* [Work to be completed] Tally how many lines include "that". The number is the whole answer.

───── Records for the task ─────

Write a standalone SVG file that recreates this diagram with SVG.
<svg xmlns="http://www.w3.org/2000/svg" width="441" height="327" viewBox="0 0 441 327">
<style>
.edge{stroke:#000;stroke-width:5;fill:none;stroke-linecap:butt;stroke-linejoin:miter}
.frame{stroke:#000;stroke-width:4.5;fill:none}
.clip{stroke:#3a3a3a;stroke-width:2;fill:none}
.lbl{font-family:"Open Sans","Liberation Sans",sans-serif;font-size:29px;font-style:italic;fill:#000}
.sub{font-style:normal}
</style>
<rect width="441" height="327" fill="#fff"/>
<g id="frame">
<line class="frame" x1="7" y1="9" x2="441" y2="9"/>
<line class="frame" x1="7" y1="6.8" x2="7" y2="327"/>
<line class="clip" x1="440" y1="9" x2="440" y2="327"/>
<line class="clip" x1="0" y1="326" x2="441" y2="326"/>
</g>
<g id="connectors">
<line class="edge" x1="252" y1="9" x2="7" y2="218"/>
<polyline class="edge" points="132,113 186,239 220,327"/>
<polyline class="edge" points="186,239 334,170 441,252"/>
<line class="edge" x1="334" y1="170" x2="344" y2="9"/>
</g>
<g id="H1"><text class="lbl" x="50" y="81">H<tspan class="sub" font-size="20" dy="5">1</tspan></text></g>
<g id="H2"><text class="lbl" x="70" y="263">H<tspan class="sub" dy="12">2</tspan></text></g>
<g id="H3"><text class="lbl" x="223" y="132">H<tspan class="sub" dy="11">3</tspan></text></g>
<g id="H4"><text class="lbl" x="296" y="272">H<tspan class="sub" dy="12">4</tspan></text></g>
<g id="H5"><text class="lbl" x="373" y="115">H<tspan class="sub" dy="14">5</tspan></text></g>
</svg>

─────
───── Records for the task ─────

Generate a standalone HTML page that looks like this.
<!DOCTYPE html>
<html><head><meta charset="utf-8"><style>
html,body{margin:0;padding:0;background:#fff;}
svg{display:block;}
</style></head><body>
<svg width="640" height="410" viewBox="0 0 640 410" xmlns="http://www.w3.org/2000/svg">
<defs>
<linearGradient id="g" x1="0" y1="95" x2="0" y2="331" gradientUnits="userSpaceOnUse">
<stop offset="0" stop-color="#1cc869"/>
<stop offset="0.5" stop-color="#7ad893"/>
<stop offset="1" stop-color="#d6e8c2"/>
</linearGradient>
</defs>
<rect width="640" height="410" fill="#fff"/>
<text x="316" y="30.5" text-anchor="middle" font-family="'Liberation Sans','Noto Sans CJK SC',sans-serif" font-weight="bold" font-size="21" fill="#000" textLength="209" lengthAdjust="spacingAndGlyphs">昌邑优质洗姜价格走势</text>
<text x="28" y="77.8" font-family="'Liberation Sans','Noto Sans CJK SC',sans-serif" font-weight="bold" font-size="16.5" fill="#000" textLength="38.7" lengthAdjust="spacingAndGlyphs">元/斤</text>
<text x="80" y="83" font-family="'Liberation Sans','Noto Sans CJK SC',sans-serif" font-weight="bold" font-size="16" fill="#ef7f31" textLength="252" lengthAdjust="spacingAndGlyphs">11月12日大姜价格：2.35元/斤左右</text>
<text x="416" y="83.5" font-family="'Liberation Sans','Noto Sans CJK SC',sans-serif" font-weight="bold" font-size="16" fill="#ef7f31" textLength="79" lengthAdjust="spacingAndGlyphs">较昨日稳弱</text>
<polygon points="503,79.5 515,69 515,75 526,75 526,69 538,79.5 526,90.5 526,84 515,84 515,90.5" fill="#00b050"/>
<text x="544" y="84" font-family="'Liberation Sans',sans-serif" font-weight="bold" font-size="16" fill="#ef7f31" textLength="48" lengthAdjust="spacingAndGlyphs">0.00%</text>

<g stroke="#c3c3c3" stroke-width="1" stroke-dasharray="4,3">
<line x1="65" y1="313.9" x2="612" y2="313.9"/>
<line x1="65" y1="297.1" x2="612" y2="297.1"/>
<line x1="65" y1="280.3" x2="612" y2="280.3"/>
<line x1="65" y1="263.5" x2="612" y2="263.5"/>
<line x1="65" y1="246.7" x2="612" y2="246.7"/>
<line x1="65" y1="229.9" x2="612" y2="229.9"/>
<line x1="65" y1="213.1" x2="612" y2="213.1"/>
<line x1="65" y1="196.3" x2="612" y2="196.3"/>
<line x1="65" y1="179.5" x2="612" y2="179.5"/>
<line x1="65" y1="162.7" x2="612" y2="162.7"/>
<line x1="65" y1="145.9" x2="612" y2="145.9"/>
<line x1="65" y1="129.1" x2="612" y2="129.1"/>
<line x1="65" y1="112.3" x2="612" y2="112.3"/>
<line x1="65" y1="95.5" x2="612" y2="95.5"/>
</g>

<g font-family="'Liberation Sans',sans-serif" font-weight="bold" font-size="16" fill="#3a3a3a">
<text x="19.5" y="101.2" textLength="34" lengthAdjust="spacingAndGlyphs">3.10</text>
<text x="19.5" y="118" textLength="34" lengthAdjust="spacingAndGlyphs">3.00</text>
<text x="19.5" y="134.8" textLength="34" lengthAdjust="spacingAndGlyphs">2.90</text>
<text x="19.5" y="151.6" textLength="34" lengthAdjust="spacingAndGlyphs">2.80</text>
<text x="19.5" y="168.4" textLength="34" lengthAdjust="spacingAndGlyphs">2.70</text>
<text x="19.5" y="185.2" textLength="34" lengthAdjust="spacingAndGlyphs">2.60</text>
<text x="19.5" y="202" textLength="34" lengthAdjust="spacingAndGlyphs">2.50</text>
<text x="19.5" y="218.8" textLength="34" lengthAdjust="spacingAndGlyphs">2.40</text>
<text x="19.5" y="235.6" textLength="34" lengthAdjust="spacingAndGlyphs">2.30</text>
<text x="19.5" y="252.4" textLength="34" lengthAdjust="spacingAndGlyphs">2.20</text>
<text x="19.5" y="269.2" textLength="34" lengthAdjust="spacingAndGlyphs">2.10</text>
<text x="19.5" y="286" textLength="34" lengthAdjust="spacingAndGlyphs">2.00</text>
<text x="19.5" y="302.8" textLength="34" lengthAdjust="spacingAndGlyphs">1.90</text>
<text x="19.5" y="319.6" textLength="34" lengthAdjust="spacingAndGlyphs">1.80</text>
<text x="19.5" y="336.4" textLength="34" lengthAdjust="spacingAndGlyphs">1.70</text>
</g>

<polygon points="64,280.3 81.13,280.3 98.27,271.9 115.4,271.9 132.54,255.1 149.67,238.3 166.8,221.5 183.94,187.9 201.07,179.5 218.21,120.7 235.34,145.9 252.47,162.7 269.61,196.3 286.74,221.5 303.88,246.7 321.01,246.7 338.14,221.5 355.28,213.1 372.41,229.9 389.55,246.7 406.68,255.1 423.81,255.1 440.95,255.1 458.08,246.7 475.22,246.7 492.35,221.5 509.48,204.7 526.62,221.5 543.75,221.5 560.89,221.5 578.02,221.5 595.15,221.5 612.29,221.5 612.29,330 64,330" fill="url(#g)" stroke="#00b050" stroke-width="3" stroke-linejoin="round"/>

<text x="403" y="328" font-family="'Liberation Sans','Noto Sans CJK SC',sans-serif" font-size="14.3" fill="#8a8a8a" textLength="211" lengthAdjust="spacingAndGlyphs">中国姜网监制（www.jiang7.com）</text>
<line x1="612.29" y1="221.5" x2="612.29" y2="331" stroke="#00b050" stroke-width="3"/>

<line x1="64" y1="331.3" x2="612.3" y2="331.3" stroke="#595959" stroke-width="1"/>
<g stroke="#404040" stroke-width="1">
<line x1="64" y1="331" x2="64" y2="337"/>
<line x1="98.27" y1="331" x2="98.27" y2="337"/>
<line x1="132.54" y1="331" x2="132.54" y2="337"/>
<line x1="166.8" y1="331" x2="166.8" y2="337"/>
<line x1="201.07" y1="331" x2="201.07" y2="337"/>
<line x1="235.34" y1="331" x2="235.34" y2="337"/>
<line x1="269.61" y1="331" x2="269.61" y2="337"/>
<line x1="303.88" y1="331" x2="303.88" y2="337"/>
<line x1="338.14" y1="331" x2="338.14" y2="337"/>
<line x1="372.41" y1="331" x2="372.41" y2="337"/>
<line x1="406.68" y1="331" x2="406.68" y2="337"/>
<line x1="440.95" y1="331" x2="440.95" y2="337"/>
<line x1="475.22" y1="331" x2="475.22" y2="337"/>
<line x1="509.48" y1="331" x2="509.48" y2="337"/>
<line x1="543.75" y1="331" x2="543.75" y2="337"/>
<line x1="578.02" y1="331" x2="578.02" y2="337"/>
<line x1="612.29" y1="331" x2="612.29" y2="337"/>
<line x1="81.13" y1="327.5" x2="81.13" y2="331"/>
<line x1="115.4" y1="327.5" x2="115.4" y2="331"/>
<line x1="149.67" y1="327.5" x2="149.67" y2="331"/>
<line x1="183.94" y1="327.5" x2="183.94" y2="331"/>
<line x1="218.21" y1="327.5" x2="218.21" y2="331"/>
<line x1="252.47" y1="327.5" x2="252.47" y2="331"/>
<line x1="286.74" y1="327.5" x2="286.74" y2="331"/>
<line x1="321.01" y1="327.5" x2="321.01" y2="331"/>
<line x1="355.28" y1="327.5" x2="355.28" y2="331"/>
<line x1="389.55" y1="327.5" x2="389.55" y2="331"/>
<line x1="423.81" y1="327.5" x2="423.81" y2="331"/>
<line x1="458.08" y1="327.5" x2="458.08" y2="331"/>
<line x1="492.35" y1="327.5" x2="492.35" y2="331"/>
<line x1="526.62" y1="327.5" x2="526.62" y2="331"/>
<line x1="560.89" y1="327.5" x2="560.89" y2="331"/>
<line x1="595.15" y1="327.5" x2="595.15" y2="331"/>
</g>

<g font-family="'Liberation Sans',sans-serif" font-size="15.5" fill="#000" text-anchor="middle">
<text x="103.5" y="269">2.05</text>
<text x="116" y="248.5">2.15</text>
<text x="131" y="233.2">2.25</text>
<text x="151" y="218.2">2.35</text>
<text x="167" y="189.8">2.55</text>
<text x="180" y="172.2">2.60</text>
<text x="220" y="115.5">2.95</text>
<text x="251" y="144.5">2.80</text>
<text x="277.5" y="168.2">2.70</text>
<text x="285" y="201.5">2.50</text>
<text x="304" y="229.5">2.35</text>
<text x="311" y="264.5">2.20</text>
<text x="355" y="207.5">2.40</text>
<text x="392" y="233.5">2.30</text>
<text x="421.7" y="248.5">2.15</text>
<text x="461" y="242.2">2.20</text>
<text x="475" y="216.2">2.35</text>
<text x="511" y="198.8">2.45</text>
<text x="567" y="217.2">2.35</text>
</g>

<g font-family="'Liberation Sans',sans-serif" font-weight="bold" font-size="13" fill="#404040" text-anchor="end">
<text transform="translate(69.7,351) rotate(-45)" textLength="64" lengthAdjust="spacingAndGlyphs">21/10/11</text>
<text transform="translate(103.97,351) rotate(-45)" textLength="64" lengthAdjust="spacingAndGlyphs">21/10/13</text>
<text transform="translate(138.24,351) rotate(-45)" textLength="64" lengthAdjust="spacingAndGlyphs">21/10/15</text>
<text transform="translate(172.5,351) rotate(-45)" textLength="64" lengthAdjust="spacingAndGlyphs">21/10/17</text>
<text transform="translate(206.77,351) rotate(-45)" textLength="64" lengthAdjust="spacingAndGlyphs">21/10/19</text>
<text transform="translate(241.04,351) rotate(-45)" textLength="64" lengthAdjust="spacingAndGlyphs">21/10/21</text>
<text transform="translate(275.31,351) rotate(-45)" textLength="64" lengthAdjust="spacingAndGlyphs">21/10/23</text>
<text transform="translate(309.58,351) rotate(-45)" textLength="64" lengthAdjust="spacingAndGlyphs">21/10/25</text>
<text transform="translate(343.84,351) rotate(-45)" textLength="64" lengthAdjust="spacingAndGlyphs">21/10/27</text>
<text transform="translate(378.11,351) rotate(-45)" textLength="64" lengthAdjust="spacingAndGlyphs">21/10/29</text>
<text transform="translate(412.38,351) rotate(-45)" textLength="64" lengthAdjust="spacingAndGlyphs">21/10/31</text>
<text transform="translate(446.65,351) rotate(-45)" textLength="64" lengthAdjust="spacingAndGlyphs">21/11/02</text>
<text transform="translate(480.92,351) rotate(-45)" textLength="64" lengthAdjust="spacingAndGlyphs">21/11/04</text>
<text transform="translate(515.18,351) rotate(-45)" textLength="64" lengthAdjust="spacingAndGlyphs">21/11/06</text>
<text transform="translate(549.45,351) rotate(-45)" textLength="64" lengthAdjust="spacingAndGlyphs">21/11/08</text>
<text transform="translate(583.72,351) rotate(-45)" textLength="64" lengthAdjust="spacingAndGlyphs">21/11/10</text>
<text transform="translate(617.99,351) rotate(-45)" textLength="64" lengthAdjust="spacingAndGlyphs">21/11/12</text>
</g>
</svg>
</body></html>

─────

* [Solution for this task] 2